3) The Ocean at the End of the Lane by Neil Gaiman
Although this doesn’t seem the stereotypical feminist read, what this book does that not a lot of others do, is present 3 female family members as a happy family. They are not defined by a patriarch but by their abilities and willingness to help others. It also represents women of all ages without stereotypes. Young and old women fight evil and neither are too weak to stop.
4) How to Build a Girl by Caitlin Moran
Words cannot describe how much I admire Caitlin Moran. Following on from her success of ‘How to be a Woman’, Moran writes brilliantly about being a teenage girl in today’s society and usual trials and tribulation that follow. It’s hilarious and also puts across an important message that us teenage girls do matter, and that whatever’s happened, chances are someone’s already done it. It also showcases a confident, unashamed heroine in the 21st century, something which there is a severe lack of today’s society. A must read.

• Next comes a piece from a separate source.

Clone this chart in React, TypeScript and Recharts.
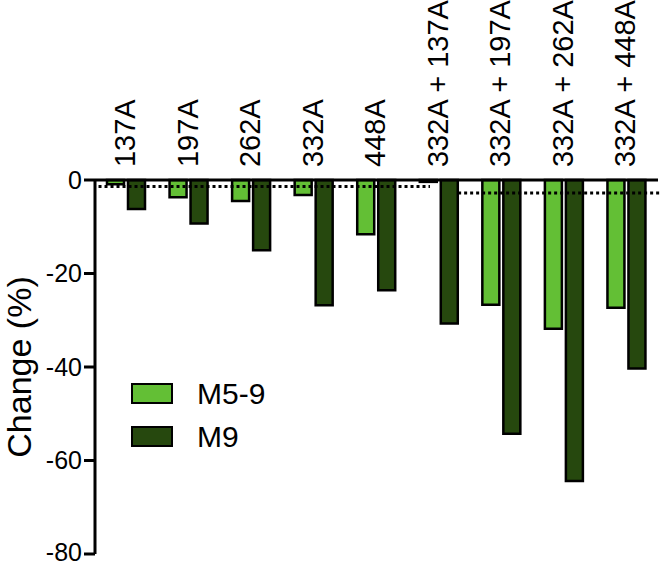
import {
  BarChart,
  Bar,
  XAxis,
  YAxis,
  ReferenceLine,
  Legend,
} from "recharts";

const categories = [
  "137A",
  "197A",
  "262A",
  "332A",
  "448A",
  "332A + 137A",
  "332A + 197A",
  "332A + 262A",
  "332A + 448A",
];
const m59 = [-0.9, -3.7, -4.5, -3.2, -11.6, -0.4, -26.7, -31.8, -27.3];
const m9 = [-6.2, -9.3, -15.0, -26.8, -23.6, -30.7, -54.3, -64.4, -40.3];
const yTicks = [0, -20, -40, -60, -80];

// dotted baselines: single mutants, then double mutants
const singleBase = -1.4;
const doubleBase = -2.8;

const LIGHT = "#63bf35";
const DARK = "#26480e";
const FONT = "'Liberation Sans', Arial, sans-serif";

const data = categories.map((name, i) => ({ name, m59: m59[i], m9: m9[i] }));

function TopTick({ x, y, payload }: any) {
  return (
    <text
      x={x}
      y={y}
      transform={`rotate(-90, ${x}, ${y})`}
      textAnchor="start"
      dy="0.3em"
      fontSize={29}
      fontFamily={FONT}
      fill="#000"
    >
      {payload.value}
    </text>
  );
}

function YLabel({ viewBox }: any) {
  const cx = viewBox.x + 21;
  const cy = viewBox.y + viewBox.height / 2;
  return (
    <text
      x={cx}
      y={cy}
      transform={`rotate(-90, ${cx}, ${cy})`}
      textAnchor="middle"
      dy="0.3em"
      fontSize={34}
      fontFamily={FONT}
      fill="#000"
    >
      Change (%)
    </text>
  );
}

function LegendBox({ payload }: any) {
  return (
    <div style={{ fontFamily: FONT }}>
      {(payload || []).map((p: any) => (
        <div
          key={p.value}
          style={{ display: "flex", alignItems: "center", height: 43 }}
        >
          <div
            style={{
              width: 38,
              height: 17,
              background: p.color,
              border: "2px solid #000",
            }}
          />
          <span style={{ marginLeft: 24, fontSize: 30, color: "#000" }}>
            {p.value}
          </span>
        </div>
      ))}
    </div>
  );
}

export default function App() {
  return (
    <div style={{ position: "absolute", left: 0, top: 0 }}>
      <BarChart
        width={662}
        height={566}
        data={data}
        margin={{ top: 0, right: 4, bottom: 12, left: 0 }}
        barSize={17}
        barGap={4}
      >
        <XAxis
          xAxisId="cat"
          dataKey="name"
          orientation="top"
          height={180}
          tickLine={false}
          tickSize={0}
          tickMargin={13}
          axisLine={{ stroke: "#000", strokeWidth: 3 }}
          tick={<TopTick />}
          interval={0}
        />
        <XAxis xAxisId="num" type="number" domain={[0, 9]} hide />
        <YAxis
          domain={[-80, 0]}
          ticks={yTicks}
          width={95}
          tickSize={11}
          tickMargin={2}
          axisLine={{ stroke: "#000", strokeWidth: 3 }}
          tickLine={{ stroke: "#000", strokeWidth: 3 }}
          tick={{ fill: "#000", fontSize: 25, fontFamily: FONT }}
          label={<YLabel />}
        />
        <Legend
          layout="vertical"
          align="center"
          verticalAlign="middle"
          wrapperStyle={{ left: 131, top: 372, width: 200 }}
          content={<LegendBox />}
        />
        <Bar
          xAxisId="cat"
          dataKey="m59"
          name="M5-9"
          fill={LIGHT}
          stroke="#000"
          strokeWidth={2.5}
          isAnimationActive={false}
        />
        <Bar
          xAxisId="cat"
          dataKey="m9"
          name="M9"
          fill={DARK}
          stroke="#000"
          strokeWidth={2.5}
          isAnimationActive={false}
        />
        <ReferenceLine
          xAxisId="num"
          segment={[
            { x: 0.05, y: singleBase },
            { x: 4.76, y: singleBase },
          ]}
          stroke="#000"
          strokeWidth={3}
          strokeDasharray="3 3"
          ifOverflow="visible"
        />
        <ReferenceLine
          xAxisId="num"
          segment={[
            { x: 5.16, y: doubleBase },
            { x: 9.04, y: doubleBase },
          ]}
          stroke="#000"
          strokeWidth={3}
          strokeDasharray="3 3"
          ifOverflow="visible"
        />
      </BarChart>
    </div>
  );
}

Now we come to the final and only non fiction book on the list. The title We Should All Be Feminists is taken from Adichie’s Tedx talk in 2013 and is a brilliant essay on the importance of feminism now. Eloquently argued, persuasive and with points that will leave you punching in the air, We Should All Be Feminists explains exactly that. Also, unlike many writers, Adichie calls upon her childhood memories in Nigeria to push her point even further and explores intersectionality within feminism.